Apple iPhone Sales Lower Than Expected But Tim Cook Is Looking At The Long Game


Apple forecasted that it will experience its first sales decline since 2003, with the company stating that the dip is due to the slowdown of iPhone sales within a smartphone market that is becoming increasingly saturated.

Apple expected its revenue for the second quarter of its financial year to be between $50 billion and $53 billion, which would be the first quarterly decrease for the company in 13 years and falling below estimated revenue of $55.5 billion.

The company, however, did well in the first quarter of its fiscal year 2016, posting record quarterly revenues of $75.9 billion and a record quarterly net income of $18.4 billion, which amounts to $3.28 per share.

"Our team delivered Apple's biggest quarter ever, thanks to the world's most innovative products and all-time record sales of iPhone, Apple Watch and Apple TV," said Apple CEO Tim Cook.

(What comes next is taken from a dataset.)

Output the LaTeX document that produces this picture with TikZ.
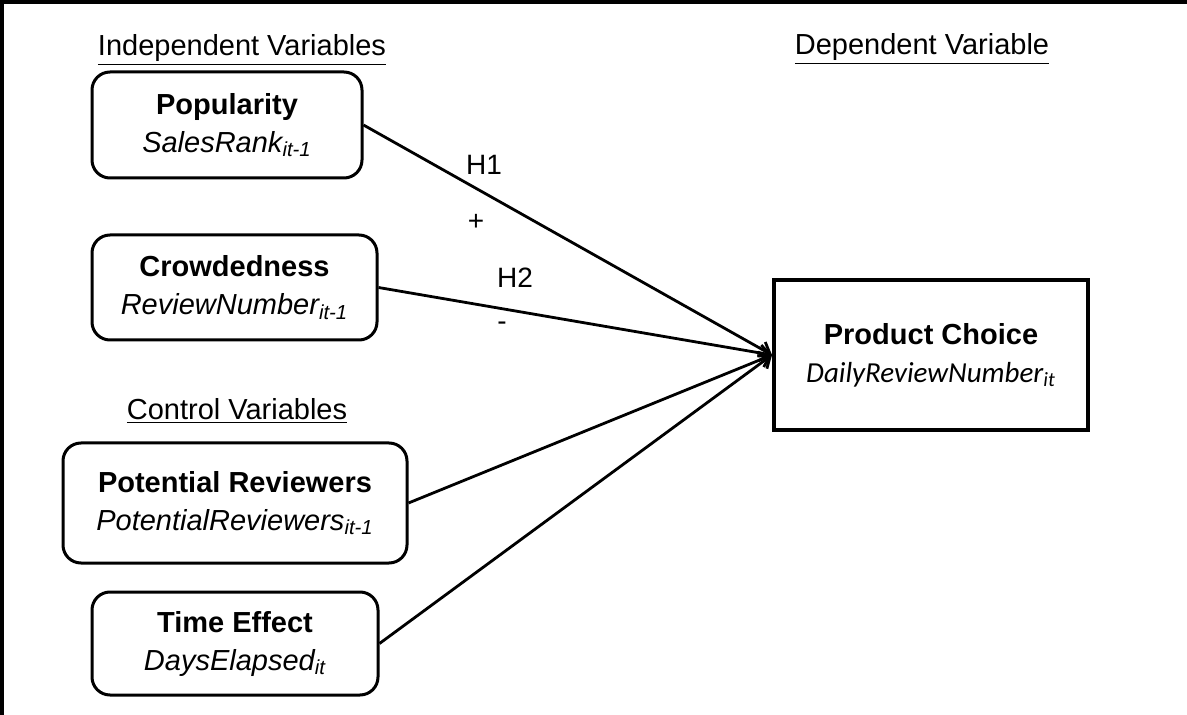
\documentclass[tikz,border=0pt]{standalone}
\usepackage{fontspec}
\setmainfont{Liberation Sans}
\newfontfamily\calibri{Carlito}
\usetikzlibrary{arrows.meta}

\begin{document}
\begin{tikzpicture}[x=0.5pt,y=-0.5pt,
  varbox/.style={draw,line width=1.5pt,rounded corners=9pt,align=center,inner sep=0pt,font=\fontsize{14.5}{19}\selectfont},
  depbox/.style={draw,line width=2pt,align=center,inner sep=0pt,font=\fontsize{14.5}{19}\selectfont},
  header/.style={font=\fontsize{14.5}{17}\selectfont,inner sep=0pt},
  hyplabel/.style={font=\fontsize{14}{17}\selectfont,inner sep=0pt},
  link/.style={line width=1.4pt,-{Straight Barb[length=5pt,width=8pt,line width=1.4pt]}}]
\useasboundingbox (0,0) rectangle (1187,715);
\draw[line width=1.6pt] (2,715) -- (2,2) -- (1187,2);
% headings
\node[header] (IndepHead) at (242,50) {\underline{Independent Variables}};
\node[header] (CtrlHead) at (237,411) {\underline{Control Variables}};
\node[header] (DepHead) at (922,49) {\underline{Dependent Variable}};
% variables
\node[varbox,minimum width=135pt,minimum height=53pt] (Pop) at (227,125) {\textbf{Popularity}\\\textit{SalesRank\textsubscript{it-1}}};
\node[varbox,minimum width=142.5pt,minimum height=52.5pt] (Crowd) at (234.5,287.5) {\textbf{Crowdedness}\\\textit{ReviewNumber\textsubscript{it-1}}};
\node[varbox,minimum width=172pt,minimum height=60pt] (PotRev) at (235,503) {\textbf{Potential Reviewers}\\\textit{PotentialReviewers\textsubscript{it-1}}};
\node[varbox,minimum width=143pt,minimum height=51.5pt] (Time) at (235,643.5) {\textbf{Time Effect}\\\textit{DaysElapsed\textsubscript{it}}};
\node[depbox,minimum width=157pt,minimum height=75pt] (Choice) at (931,355) {\textbf{Product Choice}\\{\calibri\itshape DailyReviewNumber\textsubscript{it}}};
% links
\draw[link] (Pop.east) -- (Choice.west);
\draw[link] (Crowd.east) -- (Choice.west);
\draw[link] (PotRev.east) -- (Choice.west);
\draw[link] (Time.east) -- (Choice.west);
\node[hyplabel] (H1) at (484,165) {H1};
\node[hyplabel] (H1sign) at (476,222) {+};
\node[hyplabel] (H2) at (515,278) {H2};
\node[hyplabel] (H2sign) at (502,326) {-};
\end{tikzpicture}
\end{document}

In a conference call with analysts for the discussion of Apple's quarterly results, Cook said that he did not believe that the peak of the iPhone has passed, despite the slowdown of sales growth for the smartphone. Cook also dismissed the notion that the iPhone needed new features that would increase its appeal.

"We do think iPhone units will decline in the quarter," Cook said in the call, adding that there has been no projections made beyond the current quarter. Cook, however, said that metrics suggest that there is no issues with regards to market saturation, as almost half of the iPhones that were sold within China in the previous quarter were to customers that were purchasing their first ever iPhones.

Cook also noted that, while Apple had its best results ever in China, there were already signs of a slowdown in the Asian country in December.

"You need to take into account the business opportunities that we have but also the realities of an economic environment that is not ideal right now," said Apple CFO Luca Maestri, who added that in addition to China, sales in Brazil, Russia, Japan and Canada are also being negatively affected by the global economic environment.

The company remains very confident in the long-term potential of the Chinese market though, with no changes to Apple's expansion plans in the country. About 80 percent of people in China are still utilizing older mobile phones which operate on 3G networks, which will be a part of the market once they decide to upgrade. Also, according to Cook, the number of middle-class people in China is expected to balloon from 50 million in 2010 to 500 million in 2020, which would have Apple benefitting in the longer-term in the country if it moves to a more consumer-driven economy.

Cook also mentioned the importance of India in the plans of Apple, as growth in the country is doing well. India is the third-biggest market for smartphones in the world behind China and the United States, with almost half of the people in India aged under 25 years old for demographics that would be great for consumer brands such as Apple.

Investors, however, have remained skeptical of Apple's plans, with the company's stocks down by about 20 percent over the previous six months. Sales of the iPhone has been the most significant evaluator of the company, and if the smartphone's sales in China is expected to slow down, Apple might need a new product such as the rumored electric car to keep investors happy.